Multi-tasking is less efficient.
When we multi-task, we divide our attention and our brain power. We are more apt to make mistakes because our divided attention and our ability to concentrate is diminished. We might get a lot done, but nothing is done particularly well.
So, you've probably heard of that before and you've corrected the situation and your resumé. But what about task switching? Task switching is when you go from one thing to the next, such as drawing to checking your email.
Not only does multi-tasking make you less efficient, so does frequent task switching.
Okay, so now we're supposed to work on only one thing at a time and never get any breaks?! Yes, and no. If the goal of the day is to finish editing and posting photos of your latest work onto your website and you think it will only take you two hours, you should just buckle down and do it. Put your phone down, turn off email notifications, just do it. With that kind of focus, it might not even take you two hours.
For projects that take a longer time to finish, i.e. days, weeks, months, years, it is good to schedule in your breaks. Commit to working for an hour straight before checking Facebook or going to the bathroom. Then commit to how long you will take your break!
When you minimize your task switching, you encourage your brain to focus and you maximize your time and energy.
Frequent task switching also calls for frequent brain switching. When you're working and get into the blissful "zone", you're not thinking about Instagram. Your brain is totally focused. Think about all that you accomplish when you're in the "zone". In order to encourage that focus, you have to stop dividing your own attention.

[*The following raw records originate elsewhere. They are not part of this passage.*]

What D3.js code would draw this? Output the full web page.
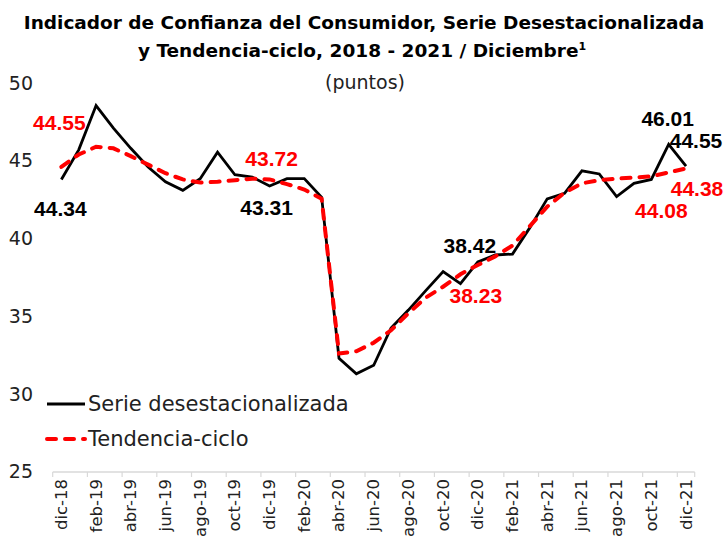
<!DOCTYPE html>
<html>
<head>
<meta charset="utf-8">
<script src="https://cdn.jsdelivr.net/npm/d3@7"></script>
<style>
  body { margin: 0; background: #fff; }
  svg { display: block; }
</style>
</head>
<body>
<div id="chart"></div>
<script>
// months dic-18 .. dic-21
var months = ['dic-18', 'ene-19', 'feb-19', 'mar-19', 'abr-19', 'may-19', 'jun-19', 'jul-19', 'ago-19', 'sep-19', 'oct-19', 'nov-19',
    'dic-19', 'ene-20', 'feb-20', 'mar-20', 'abr-20', 'may-20', 'jun-20', 'jul-20', 'ago-20', 'sep-20', 'oct-20', 'nov-20',
    'dic-20', 'ene-21', 'feb-21', 'mar-21', 'abr-21', 'may-21', 'jun-21', 'jul-21', 'ago-21', 'sep-21', 'oct-21', 'nov-21', 'dic-21'];

// Serie desestacionalizada
var serie = [43.8, 45.7, 48.55, 47.1, 45.8, 44.6, 43.65, 43.1, 43.85, 45.55, 44.1, 43.95,
    43.38, 43.85, 43.85, 42.65, 32.3, 31.3, 31.85, 34.25, 35.4, 36.65, 37.87, 37.1,
    38.5, 38.94, 39.0, 40.7, 42.55, 42.9, 44.35, 44.15, 42.7, 43.55, 43.8, 46.05, 44.65];

// Tendencia-ciclo
var tendencia = [44.6, 45.4, 45.9, 45.8, 45.3, 44.75, 44.2, 43.8, 43.6, 43.65, 43.75, 43.85,
    43.8, 43.5, 43.15, 42.55, 32.6, 32.75, 33.3, 34.1, 35.2, 36.2, 36.9, 37.7,
    38.3, 38.85, 39.55, 40.8, 42.05, 42.95, 43.55, 43.75, 43.85, 43.92, 44.0, 44.25, 44.5];

var yTicks = [25, 30, 35, 40, 45, 50];

// data labels: month index, text
var serieLabels = [[0, '44.34'], [12, '43.31'], [24, '38.42'], [35, '46.01'], [36, '44.55']];
var tendLabels = [[0, '44.55'], [12, '43.72'], [24, '38.23'], [34, '44.08'], [36, '44.38']];

var W = 727, H = 542;
var gothic = "'DejaVu Sans', sans-serif";
var svg = d3.select('#chart').append('svg').attr('width', W).attr('height', H);

var x = d3.scaleBand().domain(months).range([52.7, 694.7]).padding(0);
var y = d3.scaleLinear().domain([25, 50]).range([471.8, 83]);
var cx = function (m) { return x(m) + x.bandwidth() / 2; };

// title
var title = svg.append('text')
    .attr('text-anchor', 'middle')
    .attr('font-family', gothic)
    .attr('font-weight', 'bold')
    .attr('font-size', 18.5)
    .attr('fill', '#000');
title.append('tspan').attr('x', 364).attr('y', 29)
    .text('Indicador de Confianza del Consumidor, Serie Desestacionalizada');
title.append('tspan').attr('x', 362).attr('y', 57).text('y Tendencia-ciclo, 2018 - 2021 / Diciembre');
title.append('tspan').attr('dy', -7).attr('font-size', 11).text('1');

svg.append('text')
    .attr('x', 365).attr('y', 89)
    .attr('text-anchor', 'middle')
    .attr('font-family', gothic)
    .attr('font-size', 19)
    .attr('fill', '#222')
    .text('(puntos)');

// y axis (labels only)
var yAxis = svg.append('g')
    .attr('transform', 'translate(33,0)')
    .call(d3.axisLeft(y).tickValues(yTicks).tickSize(0).tickPadding(0));
yAxis.select('.domain').remove();
yAxis.selectAll('text')
    .attr('font-family', gothic)
    .attr('font-size', 19)
    .attr('fill', '#222');

// x axis
var xAxis = svg.append('g').attr('transform', 'translate(0,472)');
xAxis.append('line')
    .attr('x1', x.range()[0]).attr('x2', x.range()[1])
    .attr('stroke', '#d9d9d9').attr('stroke-width', 1.5);
var tickPos = months.filter(function (m, i) { return i % 2 === 0; }).map(function (m) { return x(m); });
tickPos.push(x.range()[1]);
xAxis.selectAll('line.tk').data(tickPos).enter().append('line')
    .attr('class', 'tk')
    .attr('x1', function (d) { return d; }).attr('x2', function (d) { return d; })
    .attr('y1', 0).attr('y2', 5)
    .attr('stroke', '#d9d9d9').attr('stroke-width', 1.2);
xAxis.selectAll('text.lab')
    .data(months.filter(function (m, i) { return i % 2 === 0; }))
    .enter().append('text')
    .attr('class', 'lab')
    .attr('transform', function (d) { return 'translate(' + (cx(d) + 5.5) + ',7) rotate(-90)'; })
    .attr('text-anchor', 'end')
    .attr('font-family', gothic)
    .attr('font-size', 16.5)
    .attr('fill', '#222')
    .text(function (d) { return d; });

// lines
var line = function (vals) {
    return d3.line()
        .x(function (d, i) { return cx(months[i]); })
        .y(function (d) { return y(d); })(vals);
};

svg.append('path')
    .attr('d', line(serie))
    .attr('fill', 'none')
    .attr('stroke', '#000')
    .attr('stroke-width', 2.8)
    .attr('stroke-linejoin', 'miter');

svg.append('path')
    .attr('d', line(tendencia))
    .attr('fill', 'none')
    .attr('stroke', '#ff0000')
    .attr('stroke-width', 4)
    .attr('stroke-dasharray', '9,9')
    .attr('stroke-linecap', 'round');

// data labels
var labelFont = "'Liberation Sans', Arial, sans-serif";
var serieOff = {0: [-1, 37], 12: [-3, 29], 24: [-8, -9], 35: [-1, -18], 36: [10, -18]};
var tendOff = {0: [-2, -37], 12: [2, -13], 24: [-2, 38], 34: [10, 42], 36: [11, 27]};

svg.selectAll('text.sl').data(serieLabels).enter().append('text')
    .attr('class', 'sl')
    .attr('x', function (d) { return cx(months[d[0]]) + serieOff[d[0]][0]; })
    .attr('y', function (d) { return y(serie[d[0]]) + serieOff[d[0]][1]; })
    .attr('text-anchor', 'middle')
    .attr('font-family', labelFont)
    .attr('font-weight', 'bold')
    .attr('font-size', 21)
    .attr('fill', '#000')
    .text(function (d) { return d[1]; });

svg.selectAll('text.tl').data(tendLabels).enter().append('text')
    .attr('class', 'tl')
    .attr('x', function (d) { return cx(months[d[0]]) + tendOff[d[0]][0]; })
    .attr('y', function (d) { return y(tendencia[d[0]]) + tendOff[d[0]][1]; })
    .attr('text-anchor', 'middle')
    .attr('font-family', labelFont)
    .attr('font-weight', 'bold')
    .attr('font-size', 21)
    .attr('fill', '#ff0000')
    .text(function (d) { return d[1]; });

// legend
var legend = svg.append('g');
var items = [
    {name: 'Serie desestacionalizada', color: '#000', dash: null, w: 2.8, y: 404},
    {name: 'Tendencia-ciclo', color: '#ff0000', dash: '9,9', w: 4, y: 439}
];
items.forEach(function (it) {
    legend.append('line')
        .attr('x1', 47).attr('x2', 85)
        .attr('y1', it.y).attr('y2', it.y)
        .attr('stroke', it.color)
        .attr('stroke-width', it.w)
        .attr('stroke-dasharray', it.dash)
        .attr('stroke-linecap', it.dash ? 'round' : 'butt');
    legend.append('text')
        .attr('x', 88).attr('y', it.y + 7)
        .attr('font-family', gothic)
        .attr('font-size', 21)
        .attr('fill', '#222')
        .text(it.name);
});
</script>
</body>
</html>
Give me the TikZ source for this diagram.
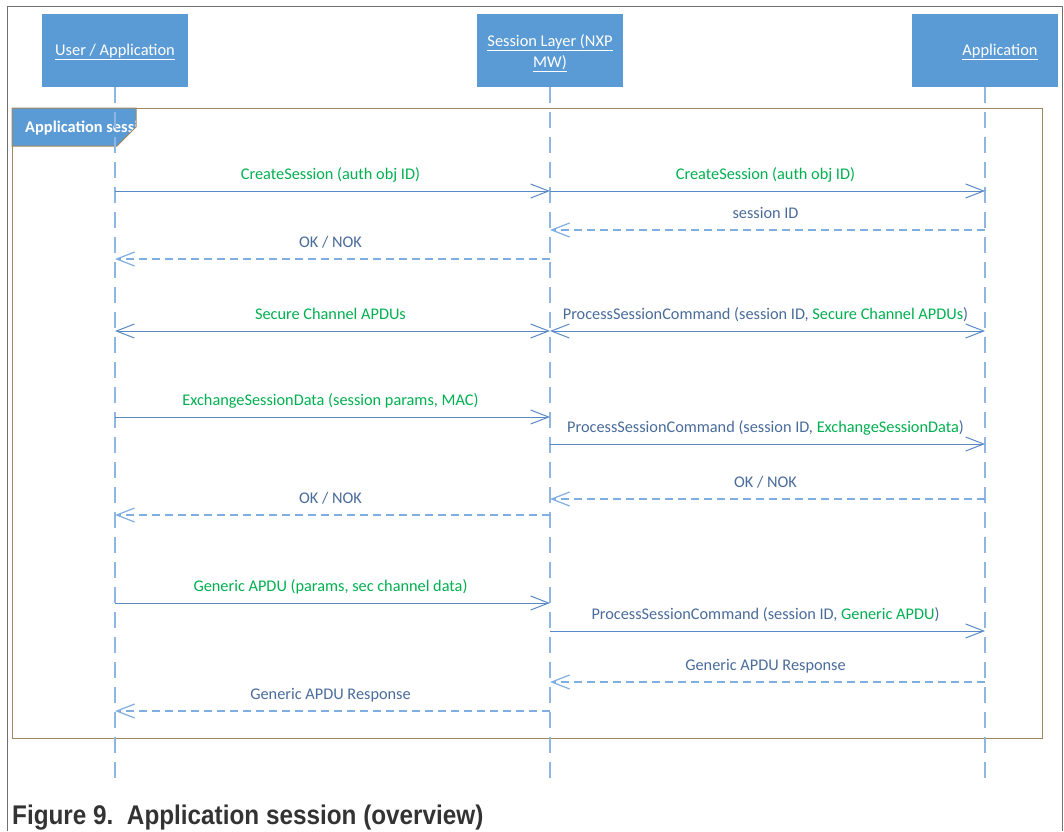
\documentclass[tikz,border=0pt]{standalone}
\usepackage{fontspec}
\setmainfont{Carlito}
\newfontfamily\captionfont{Liberation Sans}
\usetikzlibrary{arrows.meta}

\definecolor{hdrblue}{HTML}{5B9BD5}
\definecolor{lifeblue}{HTML}{8DB7E2}
\definecolor{msgblue}{HTML}{5A8AC6}
\definecolor{retblue}{HTML}{7FAEE0}
\definecolor{txtgreen}{HTML}{00B050}
\definecolor{txtblue}{HTML}{4A6C9B}
\definecolor{frametan}{HTML}{A3875C}
\definecolor{bordergray}{HTML}{707070}
\definecolor{captiongray}{HTML}{333333}

\tikzset{
  actor/.style={fill=hdrblue, draw=none, minimum width=146pt, minimum height=73pt,
    text=white, font=\fontsize{16.4}{20}\selectfont, inner sep=0pt},
  lifeline/.style={draw=lifeblue, line width=1.3pt, dash pattern=on 16pt off 9pt},
  callmsg/.style={draw=msgblue, line width=1pt, -{Straight Barb[length=18pt,width=14pt]}},
  bothmsg/.style={draw=msgblue, line width=1pt,
    {Straight Barb[length=18pt,width=14pt]}-{Straight Barb[length=18pt,width=14pt]}},
  retmsg/.style={draw=retblue, line width=1.2pt, dash pattern=on 8pt off 5pt,
    -{Straight Barb[length=18pt,width=14pt]}},
  msglabel/.style={midway, anchor=base, yshift=12pt, xshift=-2pt,
    font=\fontsize{16.3}{20}\selectfont, inner sep=0pt},
  actorlabel/.style={text=white, font=\fontsize{16.4}{20}\selectfont, inner sep=0pt},
}

\begin{document}
\begin{tikzpicture}[x=1pt, y=-1pt]
  \useasboundingbox (0,0) rectangle (1064,831);
  \fill[white] (0,0) rectangle (1064,831);

  % page border
  \draw[bordergray, line width=1pt] (7,831) -- (7,6) -- (1062,6) -- (1062,831);

  % participants
  \node[actor] (user) at (115,50.5) {};
  \node[actorlabel] (userlbl) at (115,52) {\underline{User / Application}};
  \node[actor] (sess) at (550,50.5) {};
  \node[actorlabel, align=center] (sesslbl) at (550,53)
    {\underline{Session Layer (NXP}\\[1pt]\underline{MW)}};
  \node[actor] (app) at (985,50.5) {};
  \node[actorlabel] (applbl) at (1000,52) {\underline{Application}};

  % combined fragment frame
  \draw[frametan, line width=1pt] (12,108) rectangle (1042,738);
  \path[fill=hdrblue] (12,108) -- (136,108) -- (136,127) -- (117,146) -- (12,146) -- cycle;
  \begin{scope}
    \clip (12,108) -- (136,108) -- (136,127) -- (117,146) -- (12,146) -- cycle;
    \node[anchor=west, text=white, font=\bfseries\fontsize{16.4}{20}\selectfont, inner sep=0pt]
      (fraglbl) at (25,128) {Application session};
  \end{scope}
  \draw[frametan, line width=1pt] (12,108) -- (136,108) -- (136,127) -- (117,146) -- (12,146) -- cycle;

  % lifeline ends
  \coordinate (userend) at (115,780);
  \coordinate (sessend) at (550,780);
  \coordinate (append) at (985,780);
  \draw[lifeline] (user.south) -- (userend);
  \draw[lifeline] (sess.south) -- (sessend);
  \draw[lifeline] (app.south) -- (append);

  % message anchor points on each lifeline
  \foreach \n/\yy in {1/191,2/230,3/259,4/331,5/417,6/444,7/499,8/515,9/603,10/631,11/682,12/711}{
    \coordinate (u\n) at (115,\yy);
    \coordinate (s\n) at (550,\yy);
    \coordinate (a\n) at (985,\yy);
  }

  % messages
  \draw[callmsg] (u1) -- (s1) node[msglabel, text=txtgreen] {CreateSession (auth obj ID)};
  \draw[callmsg] (s1) -- (a1) node[msglabel, text=txtgreen] {CreateSession (auth obj ID)};
  \draw[retmsg] (a2) -- (s2) node[msglabel, text=txtblue] {session ID};
  \draw[retmsg] (s3) -- (u3) node[msglabel, text=txtblue] {OK / NOK};

  \draw[bothmsg] (u4) -- (s4) node[msglabel, text=txtgreen] {Secure Channel APDUs};
  \draw[bothmsg] (s4) -- (a4) node[msglabel, text=txtblue]
    {ProcessSessionCommand (session ID, \textcolor{txtgreen}{Secure Channel APDUs})};

  \draw[callmsg] (u5) -- (s5) node[msglabel, text=txtgreen] {ExchangeSessionData (session params, MAC)};
  \draw[callmsg] (s6) -- (a6) node[msglabel, text=txtblue]
    {ProcessSessionCommand (session ID, \textcolor{txtgreen}{ExchangeSessionData})};
  \draw[retmsg] (a7) -- (s7) node[msglabel, text=txtblue] {OK / NOK};
  \draw[retmsg] (s8) -- (u8) node[msglabel, text=txtblue] {OK / NOK};

  \draw[callmsg] (u9) -- (s9) node[msglabel, text=txtgreen] {Generic APDU (params, sec channel data)};
  \draw[callmsg] (s10) -- (a10) node[msglabel, text=txtblue]
    {ProcessSessionCommand (session ID, \textcolor{txtgreen}{Generic APDU})};
  \draw[retmsg] (a11) -- (s11) node[msglabel, text=txtblue] {Generic APDU Response};
  \draw[retmsg] (s12) -- (u12) node[msglabel, text=txtblue] {Generic APDU Response};

  % caption
  \node[anchor=base west, inner sep=0pt, text=captiongray] (caption) at (12,824)
    {\scalebox{0.9}[1]{\captionfont\bfseries\fontsize{27}{30}\selectfont Figure 9.\ \ Application session (overview)}};
\end{tikzpicture}
\end{document}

As you switch tasks, your brain takes a few seconds to catch on to what's going on. This is an extreme example to make my point: After having an argument with someone we care about, it is often hard to focus on anything else. Our brain is stuck in the argument and our emotions are all mixed up in it. It takes time to switch out of that experience and into a different one. The same thing happens when you're trying to paint after checking email every five minutes, just on a much smaller scale. Your brain lags between email and painting, making your attention divided.